The corner, at Northeast 50th Street, offers 4,120 square feet. Like other sites along most of University Way, aka the Ave, the corner's zoning is still capped at 65 feet. Seattle City Council has for years been punting or postponing an upzone for that strip. The bulk of the U District was upzoned in 2017 and 2019, in anticipation of the coming light rail line.

Under current zoning, the listing from KM's Kevin Simpson-Verger and Matt McLennan estimates that a six-story building could yield 31 apartments. (An ambitious buyer would consider the separately owned rooming house and restaurant property next door; and, south of that, the 18-unit apartment building is also now on the market.)

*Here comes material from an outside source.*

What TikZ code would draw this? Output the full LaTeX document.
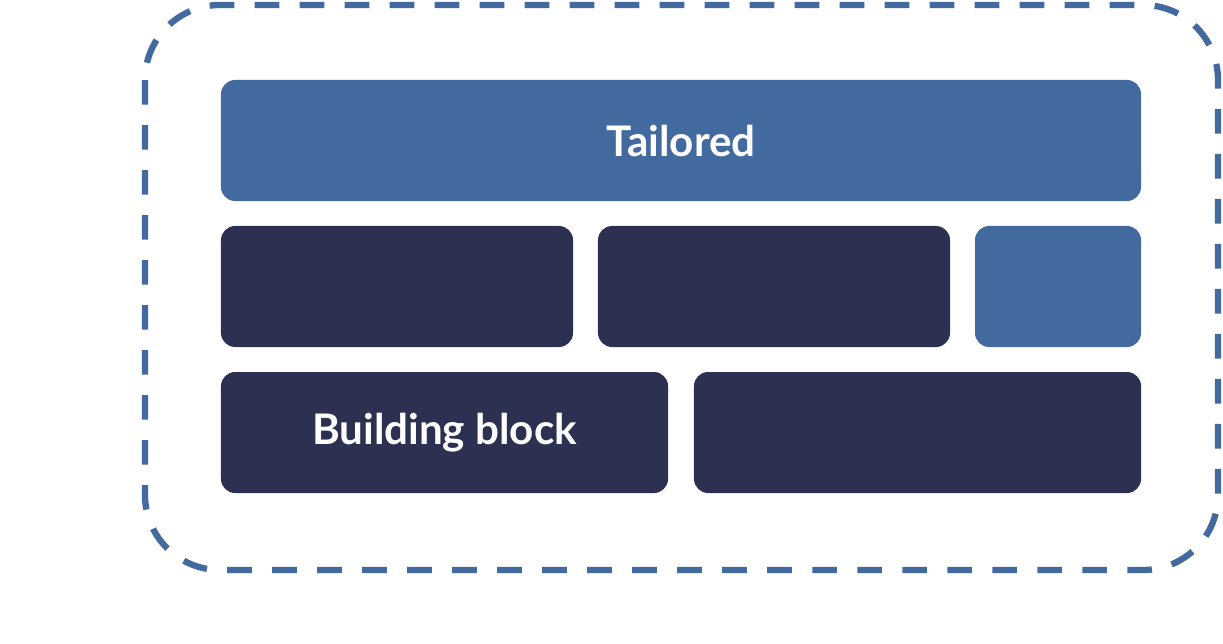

The nonprofit Grand Illusion began life in 1970 as The Movie House and soon thereafter assumed its present name. It changed hands in 1997 and 2004, and the 70-seat, single-screen venue now operates with a mostly volunteer staff. It shows mainly repertory fare, with tonight's feature being 1968's The Movie Orgy, from Joe Dante. Longtime manager Brian Alter recently disclosed on the cinema website that he was retiring early this year — not necessarily a related development.

The century-old two-story complex, which most would consider a tear-down, is also home to Arepa Venezuelan Kitchen and an electronics repair shop. KM says all tenants have two more years on their leases. Rents are well below market rate.

Not far away, the former Seven Gables and Guild 45th properties are also destined to become apartments. Back on the Ave, the three-screen Varsity is on a short-term lease. Also surely doomed, it's part of a 16,480-square-feet foot assemblage by University District Parking Associates. There, too, the current zoning remains at 65 feet.

Meanwhile, on Capitol Hill, the former Harvard Exit shuttered in 2015, and is now home to the Mexican Consulate. And the Cinerama, owned by the estate of Paul Allen, remains mysteriously dark in Belltown.